I often wish she could ever know all my gratitude to her and the
nation for the unspeakable blessing and happiness Pembroke Lodge
has been, and is; joys and sorrows, hopes fulfilled, and hopes
faded and crushed, chances and changes, and memories unnumbered,
are sacredly bound up with that dear home. Will it ever be loved by
others as we have loved it? It seems impossible....

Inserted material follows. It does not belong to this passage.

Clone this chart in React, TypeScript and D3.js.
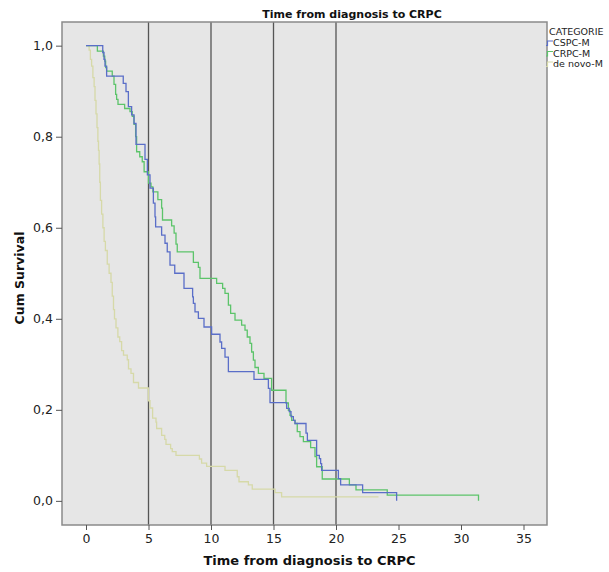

_Lady Russell to Lady Charlotte Portal_

DUNROZEL, HASLEMERE, _September_ 12, 1887

DEAREST LOTTY,--I don't think I am writing because your clock is on
the stroke of Sixty-three, for these clocks of ours become
obtrusive, and the less they are listened to the better for our
spirits. I wonder whether it's wrong and unnatural not to rejoice
in their rapid movements as regards myself. I often think so. There
is so much, or rather there are so many, oh, so many! to go to when
it has struck for the last time, and the longing and the yearning
to be with them is so unspeakable--and yet, dear Lotty, I cling to
those here, not less and less, but more and more, as the time for
leaving them draws nearer. God grant you many and many another
birthday of happiness, as I trust this one is to you and your
home.... Your letter was an echo of much that we had been saying to
one another, as we read our novel--not only does nobody, man or
even woman, see every change and know its meaning in the human
countenance, and interpret rightly the slight flush, the hidden
tremor, the shade of pallor, the faint tinge, etc.; but we don't
think there _are_ perceptible changes to such an extent except
in novels.... I think a great evil of novels for girls, mingled
with great good, is the false expectation they raise that
_somebody_ will know and understand their every thought, look,
emotion.... How glad I am that you have a rival baby to
worship--ours is beyond all praise--oh, so comical and so lovely in
all his little ways and words....

Your most affectionate sister,

F.R.


_Lady Russell to Lady Georgiana Peel_

PEMBROKE LODGE, _November_ 28, 1887

... We have been having such a delightful visit from Lotty ... we
_did_ talk; and yet it seems as if all the talk had only made
me wish for a great deal more. Books and babies and dress and
almsgiving and amusements and the nineteenth century, its merits
and its faults, high things and low things, and big things and
trifles, and sense and nonsense, and everything except Home Rule,
on which we don't agree and couldn't spare time to fight. We did
thoroughly agree, however, as I think people of all parties must
have done, in admiration of a lecture, or rather speech, made at
our school by a very good and clever Mr. Wicksteed, a Nonconformist
(I believe Unitarian) minister on Politics and Morals. The
principle on which he founded it was that politics are a branch of
morals; accordingly he placed them on as high a level as any other
duty of life, and spoke with withering indignation of the too
common practice, and even theory, that a little insincerity, a
little trickery, is allowable in politics, whereas it would not be
in other matters. [108] We were all delighted.